%%

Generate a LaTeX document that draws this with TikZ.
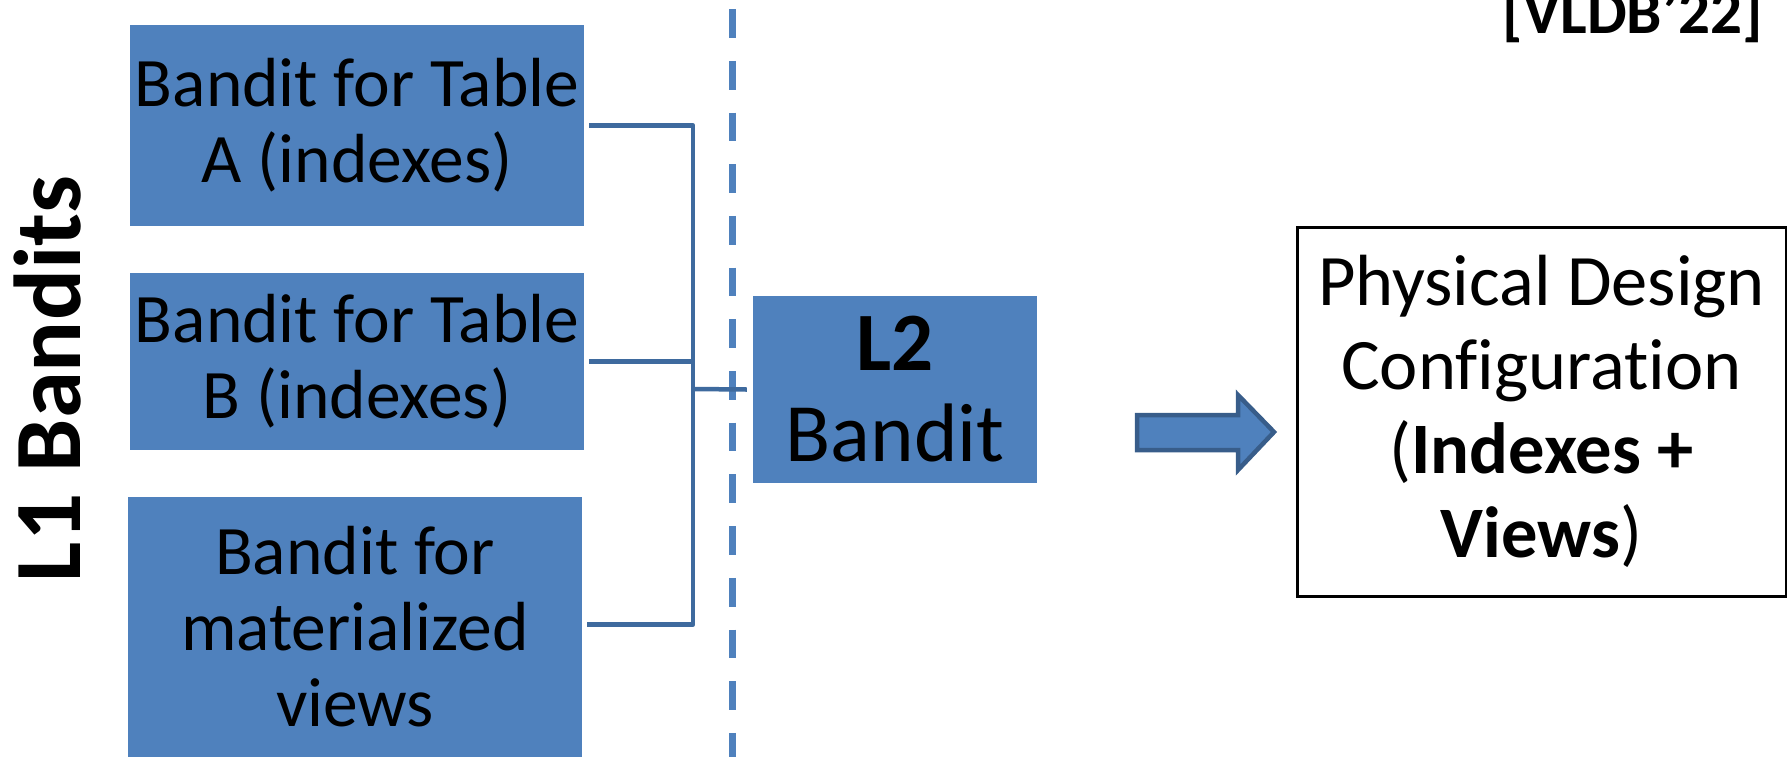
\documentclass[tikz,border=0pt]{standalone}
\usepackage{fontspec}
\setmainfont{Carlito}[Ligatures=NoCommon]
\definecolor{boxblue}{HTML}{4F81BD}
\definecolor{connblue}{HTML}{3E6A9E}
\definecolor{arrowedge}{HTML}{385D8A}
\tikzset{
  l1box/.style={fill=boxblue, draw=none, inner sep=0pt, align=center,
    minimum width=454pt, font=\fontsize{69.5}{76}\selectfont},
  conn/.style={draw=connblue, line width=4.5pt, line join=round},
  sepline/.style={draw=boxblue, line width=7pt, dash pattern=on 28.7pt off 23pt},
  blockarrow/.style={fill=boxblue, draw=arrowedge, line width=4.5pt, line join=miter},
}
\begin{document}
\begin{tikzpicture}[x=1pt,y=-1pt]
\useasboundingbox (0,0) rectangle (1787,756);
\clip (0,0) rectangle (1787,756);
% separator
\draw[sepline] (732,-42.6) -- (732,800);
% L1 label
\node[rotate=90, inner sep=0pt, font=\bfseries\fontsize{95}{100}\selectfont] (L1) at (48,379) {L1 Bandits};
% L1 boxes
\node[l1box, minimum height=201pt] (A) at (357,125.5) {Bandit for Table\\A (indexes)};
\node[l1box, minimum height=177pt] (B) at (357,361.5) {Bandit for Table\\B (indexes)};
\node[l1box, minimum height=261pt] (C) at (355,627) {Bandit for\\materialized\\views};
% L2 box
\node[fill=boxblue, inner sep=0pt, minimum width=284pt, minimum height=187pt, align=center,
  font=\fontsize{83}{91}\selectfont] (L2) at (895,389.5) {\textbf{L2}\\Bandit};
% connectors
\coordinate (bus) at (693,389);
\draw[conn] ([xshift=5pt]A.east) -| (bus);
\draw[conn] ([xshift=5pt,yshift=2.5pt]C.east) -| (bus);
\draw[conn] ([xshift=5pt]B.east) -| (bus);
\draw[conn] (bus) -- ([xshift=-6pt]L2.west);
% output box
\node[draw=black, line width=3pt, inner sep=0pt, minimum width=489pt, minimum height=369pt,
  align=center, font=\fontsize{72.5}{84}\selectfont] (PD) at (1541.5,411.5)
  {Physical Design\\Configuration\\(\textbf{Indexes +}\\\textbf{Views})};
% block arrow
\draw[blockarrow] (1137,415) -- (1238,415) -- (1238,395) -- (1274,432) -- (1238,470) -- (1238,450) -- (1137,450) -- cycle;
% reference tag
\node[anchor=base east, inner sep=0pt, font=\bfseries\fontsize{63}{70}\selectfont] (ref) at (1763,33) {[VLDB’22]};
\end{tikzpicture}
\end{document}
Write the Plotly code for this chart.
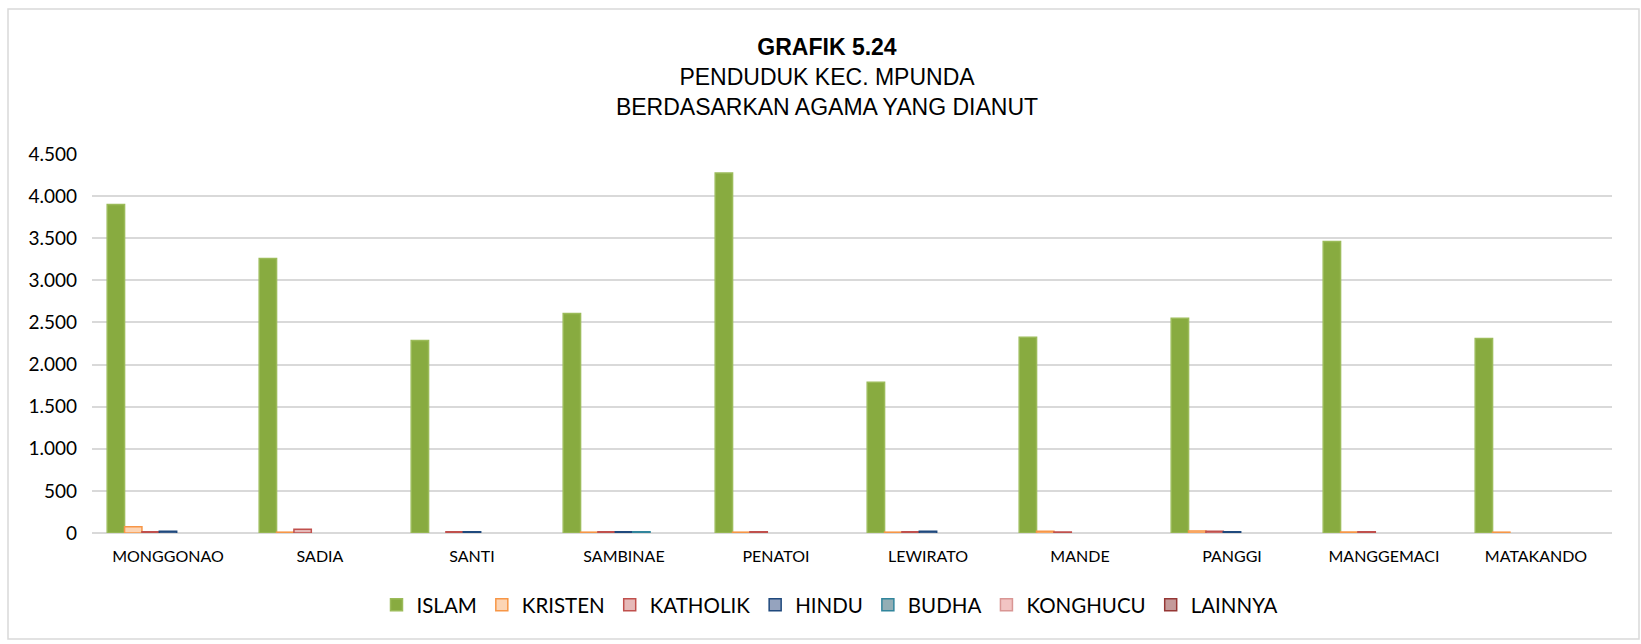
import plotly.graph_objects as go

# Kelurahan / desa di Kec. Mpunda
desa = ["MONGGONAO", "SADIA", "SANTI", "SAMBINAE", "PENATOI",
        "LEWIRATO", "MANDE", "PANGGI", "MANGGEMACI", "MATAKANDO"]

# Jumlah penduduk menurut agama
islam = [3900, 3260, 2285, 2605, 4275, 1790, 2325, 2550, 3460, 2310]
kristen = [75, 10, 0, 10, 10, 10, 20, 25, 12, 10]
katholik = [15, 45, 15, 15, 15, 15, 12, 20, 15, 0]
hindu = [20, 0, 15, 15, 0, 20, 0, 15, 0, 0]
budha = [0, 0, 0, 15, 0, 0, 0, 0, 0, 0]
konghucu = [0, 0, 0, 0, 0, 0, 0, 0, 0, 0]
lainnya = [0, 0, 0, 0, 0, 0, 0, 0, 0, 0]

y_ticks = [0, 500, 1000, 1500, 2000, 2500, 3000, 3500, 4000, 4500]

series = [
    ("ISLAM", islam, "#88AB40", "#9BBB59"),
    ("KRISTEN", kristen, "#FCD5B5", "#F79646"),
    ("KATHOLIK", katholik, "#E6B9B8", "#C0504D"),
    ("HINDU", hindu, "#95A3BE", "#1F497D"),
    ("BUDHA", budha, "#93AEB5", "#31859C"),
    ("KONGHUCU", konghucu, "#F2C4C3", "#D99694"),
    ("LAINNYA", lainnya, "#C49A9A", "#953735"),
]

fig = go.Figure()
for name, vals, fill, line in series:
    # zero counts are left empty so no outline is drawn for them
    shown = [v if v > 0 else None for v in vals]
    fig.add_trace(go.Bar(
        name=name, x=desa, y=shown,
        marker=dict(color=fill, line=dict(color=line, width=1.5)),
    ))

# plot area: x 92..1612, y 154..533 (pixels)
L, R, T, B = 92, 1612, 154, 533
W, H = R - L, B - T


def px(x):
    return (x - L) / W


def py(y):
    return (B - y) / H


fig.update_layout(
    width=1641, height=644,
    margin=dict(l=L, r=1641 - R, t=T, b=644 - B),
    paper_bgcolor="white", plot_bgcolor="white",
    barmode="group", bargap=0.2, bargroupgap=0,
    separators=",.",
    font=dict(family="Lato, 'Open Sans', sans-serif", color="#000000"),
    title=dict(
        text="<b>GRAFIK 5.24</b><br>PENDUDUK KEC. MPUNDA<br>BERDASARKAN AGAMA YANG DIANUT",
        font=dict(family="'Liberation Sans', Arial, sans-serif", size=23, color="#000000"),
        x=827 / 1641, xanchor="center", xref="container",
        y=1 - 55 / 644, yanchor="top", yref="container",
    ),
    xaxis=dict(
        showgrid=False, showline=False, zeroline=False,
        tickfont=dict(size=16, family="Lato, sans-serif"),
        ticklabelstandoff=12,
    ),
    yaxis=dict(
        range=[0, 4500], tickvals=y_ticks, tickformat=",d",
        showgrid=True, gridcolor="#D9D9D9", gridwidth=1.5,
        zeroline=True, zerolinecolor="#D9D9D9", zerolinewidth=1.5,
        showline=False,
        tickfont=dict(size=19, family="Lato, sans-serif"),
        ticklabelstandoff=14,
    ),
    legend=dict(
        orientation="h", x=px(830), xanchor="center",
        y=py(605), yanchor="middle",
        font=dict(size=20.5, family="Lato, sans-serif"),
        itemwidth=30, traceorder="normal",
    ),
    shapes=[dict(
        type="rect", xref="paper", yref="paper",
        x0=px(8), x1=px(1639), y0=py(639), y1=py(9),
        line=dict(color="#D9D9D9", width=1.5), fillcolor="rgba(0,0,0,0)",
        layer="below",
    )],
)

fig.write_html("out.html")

%%
%%

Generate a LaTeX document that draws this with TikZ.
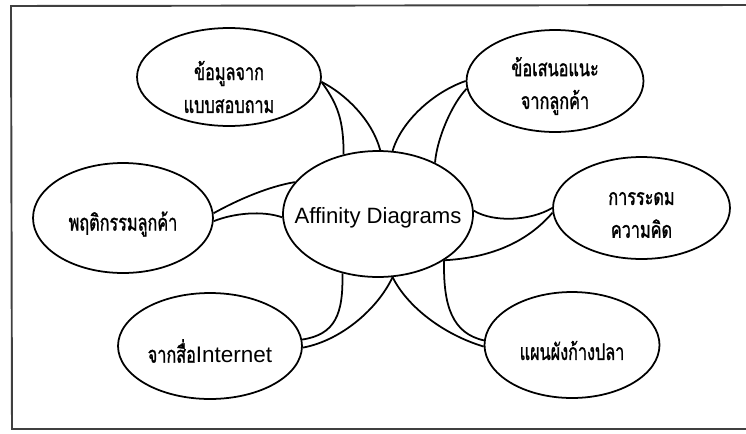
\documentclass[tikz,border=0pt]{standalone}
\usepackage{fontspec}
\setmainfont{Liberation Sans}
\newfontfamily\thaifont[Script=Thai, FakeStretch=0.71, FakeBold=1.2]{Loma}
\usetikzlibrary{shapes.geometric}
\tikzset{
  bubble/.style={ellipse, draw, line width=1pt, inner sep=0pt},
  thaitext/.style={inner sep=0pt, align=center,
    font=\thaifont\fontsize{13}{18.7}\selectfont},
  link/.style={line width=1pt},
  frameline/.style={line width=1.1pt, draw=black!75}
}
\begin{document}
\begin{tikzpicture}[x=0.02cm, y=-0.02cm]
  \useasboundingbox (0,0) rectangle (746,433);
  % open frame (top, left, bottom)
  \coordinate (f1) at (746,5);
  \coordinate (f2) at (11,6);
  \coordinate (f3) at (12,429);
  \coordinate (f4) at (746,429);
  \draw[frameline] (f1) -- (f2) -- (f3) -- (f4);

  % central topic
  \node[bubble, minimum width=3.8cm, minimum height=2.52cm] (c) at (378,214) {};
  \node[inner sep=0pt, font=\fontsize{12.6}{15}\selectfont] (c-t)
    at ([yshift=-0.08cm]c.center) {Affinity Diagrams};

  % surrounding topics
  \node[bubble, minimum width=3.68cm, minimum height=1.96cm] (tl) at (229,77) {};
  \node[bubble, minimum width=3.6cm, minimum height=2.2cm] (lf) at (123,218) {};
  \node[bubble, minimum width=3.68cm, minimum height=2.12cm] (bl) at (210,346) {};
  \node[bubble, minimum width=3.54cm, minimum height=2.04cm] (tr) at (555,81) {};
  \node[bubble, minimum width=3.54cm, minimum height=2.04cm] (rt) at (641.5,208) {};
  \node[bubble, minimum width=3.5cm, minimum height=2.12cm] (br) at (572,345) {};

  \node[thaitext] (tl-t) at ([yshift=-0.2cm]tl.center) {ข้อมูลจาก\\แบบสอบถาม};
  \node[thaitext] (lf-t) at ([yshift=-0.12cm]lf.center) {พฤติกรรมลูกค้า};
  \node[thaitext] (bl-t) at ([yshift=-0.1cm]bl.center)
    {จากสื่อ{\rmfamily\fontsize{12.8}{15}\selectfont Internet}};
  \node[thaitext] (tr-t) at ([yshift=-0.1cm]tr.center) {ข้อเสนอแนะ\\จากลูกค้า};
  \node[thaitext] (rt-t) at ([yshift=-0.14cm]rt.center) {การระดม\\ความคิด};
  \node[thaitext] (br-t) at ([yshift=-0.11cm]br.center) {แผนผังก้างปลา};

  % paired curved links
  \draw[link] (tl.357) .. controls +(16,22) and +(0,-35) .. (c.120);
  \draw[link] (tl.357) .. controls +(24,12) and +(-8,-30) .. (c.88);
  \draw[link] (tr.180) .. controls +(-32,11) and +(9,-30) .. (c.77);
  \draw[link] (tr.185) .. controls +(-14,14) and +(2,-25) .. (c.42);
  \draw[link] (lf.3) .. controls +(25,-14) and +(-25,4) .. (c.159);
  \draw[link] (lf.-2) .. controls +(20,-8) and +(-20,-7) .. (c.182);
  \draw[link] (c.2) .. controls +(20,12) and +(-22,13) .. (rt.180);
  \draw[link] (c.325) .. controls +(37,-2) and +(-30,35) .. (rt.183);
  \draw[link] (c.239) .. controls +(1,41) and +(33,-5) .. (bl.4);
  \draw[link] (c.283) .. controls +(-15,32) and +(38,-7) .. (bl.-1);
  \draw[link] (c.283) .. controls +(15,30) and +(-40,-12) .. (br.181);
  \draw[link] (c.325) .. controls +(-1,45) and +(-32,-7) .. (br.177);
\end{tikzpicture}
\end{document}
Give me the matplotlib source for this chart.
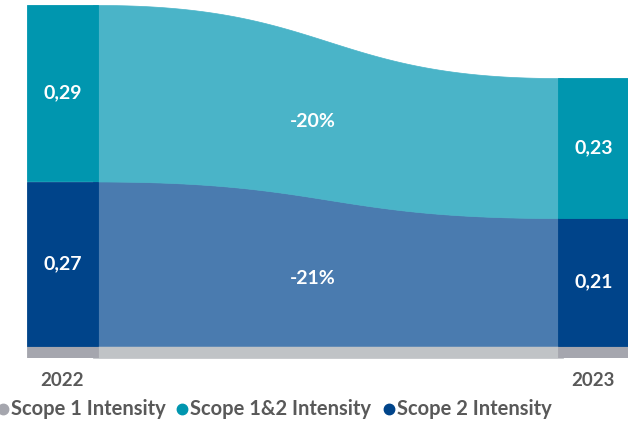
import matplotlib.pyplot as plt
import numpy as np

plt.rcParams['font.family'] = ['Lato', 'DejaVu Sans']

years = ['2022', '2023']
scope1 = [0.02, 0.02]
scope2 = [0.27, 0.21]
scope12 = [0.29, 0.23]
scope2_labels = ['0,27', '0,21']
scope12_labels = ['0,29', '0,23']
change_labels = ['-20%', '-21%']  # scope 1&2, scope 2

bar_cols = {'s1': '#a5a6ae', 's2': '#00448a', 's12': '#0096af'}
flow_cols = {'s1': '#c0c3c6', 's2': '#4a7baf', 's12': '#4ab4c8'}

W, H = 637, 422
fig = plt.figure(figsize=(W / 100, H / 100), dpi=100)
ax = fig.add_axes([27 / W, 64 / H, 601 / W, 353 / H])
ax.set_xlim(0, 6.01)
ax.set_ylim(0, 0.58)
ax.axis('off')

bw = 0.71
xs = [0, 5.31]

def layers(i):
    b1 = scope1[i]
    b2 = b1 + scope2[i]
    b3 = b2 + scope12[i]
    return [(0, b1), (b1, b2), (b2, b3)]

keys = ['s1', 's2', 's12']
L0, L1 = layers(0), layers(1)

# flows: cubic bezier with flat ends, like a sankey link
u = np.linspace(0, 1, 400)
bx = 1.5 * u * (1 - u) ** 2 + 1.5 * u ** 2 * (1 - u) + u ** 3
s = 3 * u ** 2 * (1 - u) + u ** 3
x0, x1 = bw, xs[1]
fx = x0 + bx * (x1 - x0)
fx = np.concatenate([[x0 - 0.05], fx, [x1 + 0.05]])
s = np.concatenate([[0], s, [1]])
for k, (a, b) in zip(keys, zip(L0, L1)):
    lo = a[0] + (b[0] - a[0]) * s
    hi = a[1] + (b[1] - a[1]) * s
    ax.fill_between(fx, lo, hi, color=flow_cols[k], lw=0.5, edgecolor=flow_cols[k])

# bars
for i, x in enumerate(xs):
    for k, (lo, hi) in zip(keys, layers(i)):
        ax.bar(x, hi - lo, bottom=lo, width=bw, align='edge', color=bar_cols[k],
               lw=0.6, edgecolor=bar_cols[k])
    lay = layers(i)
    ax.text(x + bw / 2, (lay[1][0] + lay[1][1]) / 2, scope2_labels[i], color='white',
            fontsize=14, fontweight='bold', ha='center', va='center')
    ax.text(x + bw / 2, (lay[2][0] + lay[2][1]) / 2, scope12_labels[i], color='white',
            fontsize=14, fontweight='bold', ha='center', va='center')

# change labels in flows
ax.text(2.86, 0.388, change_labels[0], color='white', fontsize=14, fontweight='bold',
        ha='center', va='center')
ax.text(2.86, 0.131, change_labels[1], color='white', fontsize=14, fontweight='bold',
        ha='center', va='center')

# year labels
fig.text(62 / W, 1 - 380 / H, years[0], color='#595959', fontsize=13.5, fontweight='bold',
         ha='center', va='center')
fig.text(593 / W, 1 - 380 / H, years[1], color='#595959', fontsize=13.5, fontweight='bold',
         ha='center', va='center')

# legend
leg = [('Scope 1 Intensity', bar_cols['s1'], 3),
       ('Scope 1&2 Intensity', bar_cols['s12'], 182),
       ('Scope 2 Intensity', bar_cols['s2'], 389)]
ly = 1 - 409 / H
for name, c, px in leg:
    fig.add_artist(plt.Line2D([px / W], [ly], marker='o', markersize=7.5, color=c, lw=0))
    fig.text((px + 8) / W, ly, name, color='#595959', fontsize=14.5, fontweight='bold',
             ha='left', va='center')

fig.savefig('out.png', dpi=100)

%%

From the line that has "Give me the matplotlib source for this chart." through the line that has "color=flow_cols[k], lw=0.5, edgecolor=flow_cols[k])", reproduce each line exactly as it stands and nothing else; do not include any pictures.

Give me the matplotlib source for this chart.
import matplotlib.pyplot as plt
import numpy as np

plt.rcParams['font.family'] = ['Lato', 'DejaVu Sans']

years = ['2022', '2023']
scope1 = [0.02, 0.02]
scope2 = [0.27, 0.21]
scope12 = [0.29, 0.23]
scope2_labels = ['0,27', '0,21']
scope12_labels = ['0,29', '0,23']
change_labels = ['-20%', '-21%']  # scope 1&2, scope 2

bar_cols = {'s1': '#a5a6ae', 's2': '#00448a', 's12': '#0096af'}
flow_cols = {'s1': '#c0c3c6', 's2': '#4a7baf', 's12': '#4ab4c8'}

W, H = 637, 422
fig = plt.figure(figsize=(W / 100, H / 100), dpi=100)
ax = fig.add_axes([27 / W, 64 / H, 601 / W, 353 / H])
ax.set_xlim(0, 6.01)
ax.set_ylim(0, 0.58)
ax.axis('off')

bw = 0.71
xs = [0, 5.31]

def layers(i):
    b1 = scope1[i]
    b2 = b1 + scope2[i]
    b3 = b2 + scope12[i]
    return [(0, b1), (b1, b2), (b2, b3)]

keys = ['s1', 's2', 's12']
L0, L1 = layers(0), layers(1)

# flows: cubic bezier with flat ends, like a sankey link
u = np.linspace(0, 1, 400)
bx = 1.5 * u * (1 - u) ** 2 + 1.5 * u ** 2 * (1 - u) + u ** 3
s = 3 * u ** 2 * (1 - u) + u ** 3
x0, x1 = bw, xs[1]
fx = x0 + bx * (x1 - x0)
fx = np.concatenate([[x0 - 0.05], fx, [x1 + 0.05]])
s = np.concatenate([[0], s, [1]])
for k, (a, b) in zip(keys, zip(L0, L1)):
    lo = a[0] + (b[0] - a[0]) * s
    hi = a[1] + (b[1] - a[1]) * s
    ax.fill_between(fx, lo, hi, color=flow_cols[k], lw=0.5, edgecolor=flow_cols[k])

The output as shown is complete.